▶ [COLLECTED DATA]
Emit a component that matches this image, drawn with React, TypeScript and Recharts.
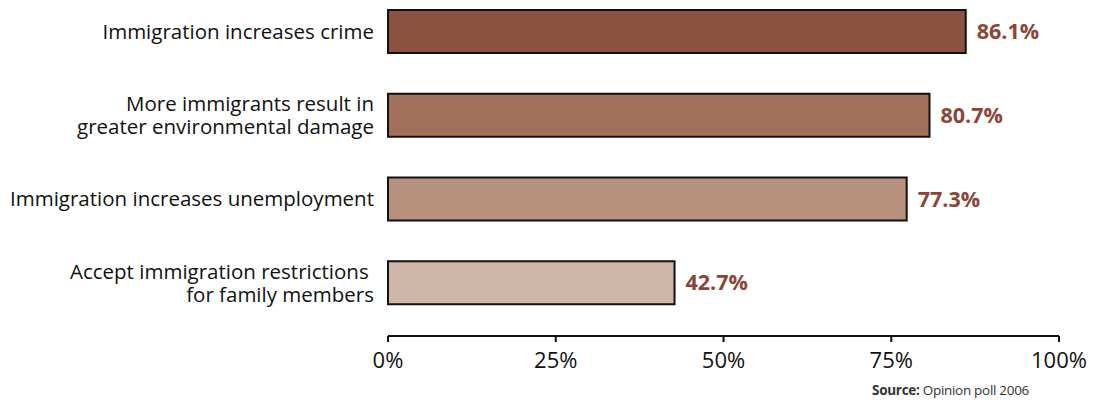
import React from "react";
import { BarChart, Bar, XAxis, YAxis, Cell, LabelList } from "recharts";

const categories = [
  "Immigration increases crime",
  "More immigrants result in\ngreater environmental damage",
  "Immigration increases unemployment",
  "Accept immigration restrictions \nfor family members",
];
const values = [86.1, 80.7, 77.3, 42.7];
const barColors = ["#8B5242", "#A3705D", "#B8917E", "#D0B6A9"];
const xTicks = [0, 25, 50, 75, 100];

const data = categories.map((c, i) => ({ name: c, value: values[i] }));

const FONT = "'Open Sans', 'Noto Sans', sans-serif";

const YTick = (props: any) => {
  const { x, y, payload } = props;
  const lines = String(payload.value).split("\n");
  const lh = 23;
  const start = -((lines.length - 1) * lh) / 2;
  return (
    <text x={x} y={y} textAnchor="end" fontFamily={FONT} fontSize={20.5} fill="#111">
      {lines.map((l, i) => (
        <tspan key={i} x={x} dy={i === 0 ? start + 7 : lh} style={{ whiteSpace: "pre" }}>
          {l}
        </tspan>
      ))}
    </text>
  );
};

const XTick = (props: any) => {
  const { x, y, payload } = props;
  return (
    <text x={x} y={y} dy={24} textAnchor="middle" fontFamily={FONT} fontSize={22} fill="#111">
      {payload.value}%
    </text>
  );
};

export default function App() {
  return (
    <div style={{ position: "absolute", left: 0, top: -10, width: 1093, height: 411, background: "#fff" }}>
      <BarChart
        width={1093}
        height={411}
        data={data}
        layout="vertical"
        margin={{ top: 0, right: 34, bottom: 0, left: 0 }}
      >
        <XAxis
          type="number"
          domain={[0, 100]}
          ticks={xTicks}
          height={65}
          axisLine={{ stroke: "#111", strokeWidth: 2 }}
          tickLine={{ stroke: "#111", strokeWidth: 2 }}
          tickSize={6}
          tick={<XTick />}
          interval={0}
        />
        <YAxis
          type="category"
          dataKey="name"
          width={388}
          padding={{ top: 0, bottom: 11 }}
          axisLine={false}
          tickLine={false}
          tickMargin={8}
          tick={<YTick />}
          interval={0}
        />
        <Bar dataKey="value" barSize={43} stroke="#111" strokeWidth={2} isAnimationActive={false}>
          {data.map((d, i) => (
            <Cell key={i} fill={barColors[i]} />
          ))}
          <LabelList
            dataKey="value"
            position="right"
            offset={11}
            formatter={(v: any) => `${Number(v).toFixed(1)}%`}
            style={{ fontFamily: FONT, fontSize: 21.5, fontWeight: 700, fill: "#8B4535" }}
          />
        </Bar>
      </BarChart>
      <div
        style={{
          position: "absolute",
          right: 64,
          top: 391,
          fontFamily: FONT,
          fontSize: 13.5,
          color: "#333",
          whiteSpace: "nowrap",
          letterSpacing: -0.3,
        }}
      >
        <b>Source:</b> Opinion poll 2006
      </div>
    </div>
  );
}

▶ [WHAT THE TASK ASKS] Write out each line again precisely as it appears, skipping every picture.

▶ [TASK ANSWER]
Emit a component that matches this image, drawn with React, TypeScript and Recharts.
import React from "react";
import { BarChart, Bar, XAxis, YAxis, Cell, LabelList } from "recharts";

const categories = [
  "Immigration increases crime",
  "More immigrants result in\ngreater environmental damage",
  "Immigration increases unemployment",
  "Accept immigration restrictions \nfor family members",
];
const values = [86.1, 80.7, 77.3, 42.7];
const barColors = ["#8B5242", "#A3705D", "#B8917E", "#D0B6A9"];
const xTicks = [0, 25, 50, 75, 100];

const data = categories.map((c, i) => ({ name: c, value: values[i] }));

const FONT = "'Open Sans', 'Noto Sans', sans-serif";

const YTick = (props: any) => {
  const { x, y, payload } = props;
  const lines = String(payload.value).split("\n");
  const lh = 23;
  const start = -((lines.length - 1) * lh) / 2;
  return (
    <text x={x} y={y} textAnchor="end" fontFamily={FONT} fontSize={20.5} fill="#111">
      {lines.map((l, i) => (
        <tspan key={i} x={x} dy={i === 0 ? start + 7 : lh} style={{ whiteSpace: "pre" }}>
          {l}
        </tspan>
      ))}
    </text>
  );
};

const XTick = (props: any) => {
  const { x, y, payload } = props;
  return (
    <text x={x} y={y} dy={24} textAnchor="middle" fontFamily={FONT} fontSize={22} fill="#111">
      {payload.value}%
    </text>
  );
};

export default function App() {
  return (
    <div style={{ position: "absolute", left: 0, top: -10, width: 1093, height: 411, background: "#fff" }}>
      <BarChart
        width={1093}
        height={411}
        data={data}
        layout="vertical"
        margin={{ top: 0, right: 34, bottom: 0, left: 0 }}
      >
        <XAxis
          type="number"
          domain={[0, 100]}
          ticks={xTicks}
          height={65}
          axisLine={{ stroke: "#111", strokeWidth: 2 }}
          tickLine={{ stroke: "#111", strokeWidth: 2 }}
          tickSize={6}
          tick={<XTick />}
          interval={0}
        />
        <YAxis
          type="category"
          dataKey="name"
          width={388}
          padding={{ top: 0, bottom: 11 }}
          axisLine={false}
          tickLine={false}
          tickMargin={8}
          tick={<YTick />}
          interval={0}
        />
        <Bar dataKey="value" barSize={43} stroke="#111" strokeWidth={2} isAnimationActive={false}>
          {data.map((d, i) => (
            <Cell key={i} fill={barColors[i]} />
          ))}
          <LabelList
            dataKey="value"
            position="right"
            offset={11}
            formatter={(v: any) => `${Number(v).toFixed(1)}%`}
            style={{ fontFamily: FONT, fontSize: 21.5, fontWeight: 700, fill: "#8B4535" }}
          />
        </Bar>
      </BarChart>
      <div
        style={{
          position: "absolute",
          right: 64,
          top: 391,
          fontFamily: FONT,
          fontSize: 13.5,
          color: "#333",
          whiteSpace: "nowrap",
          letterSpacing: -0.3,
        }}
      >
        <b>Source:</b> Opinion poll 2006
      </div>
    </div>
  );
}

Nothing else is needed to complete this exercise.